Print, word for word, every line from the beginning of the listing up to and including the line with "0.150, 0.192, 0.231]". Pictures are to be excluded.

═══ SUPPLIED DATA ═══

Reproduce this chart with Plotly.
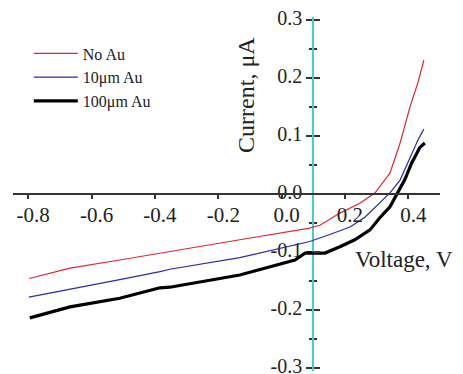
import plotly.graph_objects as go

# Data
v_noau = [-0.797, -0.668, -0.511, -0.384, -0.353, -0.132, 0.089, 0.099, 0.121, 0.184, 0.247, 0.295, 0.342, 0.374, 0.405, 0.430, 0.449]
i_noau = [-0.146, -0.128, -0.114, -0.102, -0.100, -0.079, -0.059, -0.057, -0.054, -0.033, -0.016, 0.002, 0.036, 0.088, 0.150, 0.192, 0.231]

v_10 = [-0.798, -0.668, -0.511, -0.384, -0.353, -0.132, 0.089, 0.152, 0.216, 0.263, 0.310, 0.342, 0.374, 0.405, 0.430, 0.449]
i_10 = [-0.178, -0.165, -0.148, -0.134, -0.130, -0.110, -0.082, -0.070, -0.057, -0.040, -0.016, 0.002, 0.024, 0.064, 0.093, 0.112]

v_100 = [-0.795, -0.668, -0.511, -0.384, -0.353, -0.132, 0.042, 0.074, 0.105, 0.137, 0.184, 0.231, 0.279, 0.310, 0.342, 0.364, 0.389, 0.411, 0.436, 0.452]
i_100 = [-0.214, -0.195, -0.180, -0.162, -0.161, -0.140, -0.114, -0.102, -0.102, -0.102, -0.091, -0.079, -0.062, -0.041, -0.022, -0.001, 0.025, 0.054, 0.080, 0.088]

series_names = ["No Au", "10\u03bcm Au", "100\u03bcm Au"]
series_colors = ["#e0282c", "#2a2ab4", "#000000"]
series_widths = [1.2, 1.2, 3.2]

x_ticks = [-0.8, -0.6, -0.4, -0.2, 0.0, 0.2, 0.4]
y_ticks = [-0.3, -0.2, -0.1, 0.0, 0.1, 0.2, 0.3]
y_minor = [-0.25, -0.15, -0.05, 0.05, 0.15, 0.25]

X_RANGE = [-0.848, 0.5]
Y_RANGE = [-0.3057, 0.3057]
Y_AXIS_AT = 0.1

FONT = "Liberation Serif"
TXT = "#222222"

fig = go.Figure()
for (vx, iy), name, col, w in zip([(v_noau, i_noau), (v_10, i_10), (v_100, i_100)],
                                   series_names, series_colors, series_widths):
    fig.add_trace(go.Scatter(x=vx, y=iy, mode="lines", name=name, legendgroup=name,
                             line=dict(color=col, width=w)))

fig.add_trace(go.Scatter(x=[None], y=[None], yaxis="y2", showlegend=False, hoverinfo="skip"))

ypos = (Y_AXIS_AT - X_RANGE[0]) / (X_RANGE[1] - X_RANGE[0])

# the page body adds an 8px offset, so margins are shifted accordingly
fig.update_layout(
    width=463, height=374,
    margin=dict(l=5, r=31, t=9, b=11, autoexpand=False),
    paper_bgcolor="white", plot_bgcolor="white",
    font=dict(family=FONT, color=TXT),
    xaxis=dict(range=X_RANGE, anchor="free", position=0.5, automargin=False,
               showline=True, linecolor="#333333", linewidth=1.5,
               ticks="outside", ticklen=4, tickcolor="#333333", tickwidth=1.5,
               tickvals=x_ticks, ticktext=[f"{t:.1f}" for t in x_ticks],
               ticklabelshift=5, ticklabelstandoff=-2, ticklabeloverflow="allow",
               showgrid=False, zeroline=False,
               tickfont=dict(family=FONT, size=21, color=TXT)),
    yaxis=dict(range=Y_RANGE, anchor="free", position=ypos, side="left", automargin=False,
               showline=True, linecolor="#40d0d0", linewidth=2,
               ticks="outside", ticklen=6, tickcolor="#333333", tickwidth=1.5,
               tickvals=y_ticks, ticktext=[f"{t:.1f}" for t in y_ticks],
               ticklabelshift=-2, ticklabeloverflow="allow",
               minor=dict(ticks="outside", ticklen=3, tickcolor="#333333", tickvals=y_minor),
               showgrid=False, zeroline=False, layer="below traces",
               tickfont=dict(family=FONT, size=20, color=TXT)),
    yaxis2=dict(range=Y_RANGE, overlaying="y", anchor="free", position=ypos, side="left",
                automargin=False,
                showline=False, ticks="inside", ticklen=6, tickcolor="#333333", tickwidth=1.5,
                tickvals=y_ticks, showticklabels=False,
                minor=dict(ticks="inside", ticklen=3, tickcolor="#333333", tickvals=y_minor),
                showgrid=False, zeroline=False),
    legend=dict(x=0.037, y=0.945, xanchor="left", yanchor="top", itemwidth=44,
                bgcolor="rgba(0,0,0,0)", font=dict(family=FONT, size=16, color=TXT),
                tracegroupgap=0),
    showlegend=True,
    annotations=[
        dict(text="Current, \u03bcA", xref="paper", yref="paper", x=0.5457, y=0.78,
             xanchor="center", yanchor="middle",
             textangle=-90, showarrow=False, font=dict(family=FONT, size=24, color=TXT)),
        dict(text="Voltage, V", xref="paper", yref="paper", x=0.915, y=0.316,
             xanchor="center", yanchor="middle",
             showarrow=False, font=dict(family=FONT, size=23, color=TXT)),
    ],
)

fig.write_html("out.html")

═══

**SOLUTION:**
Reproduce this chart with Plotly.
import plotly.graph_objects as go

# Data
v_noau = [-0.797, -0.668, -0.511, -0.384, -0.353, -0.132, 0.089, 0.099, 0.121, 0.184, 0.247, 0.295, 0.342, 0.374, 0.405, 0.430, 0.449]
i_noau = [-0.146, -0.128, -0.114, -0.102, -0.100, -0.079, -0.059, -0.057, -0.054, -0.033, -0.016, 0.002, 0.036, 0.088, 0.150, 0.192, 0.231]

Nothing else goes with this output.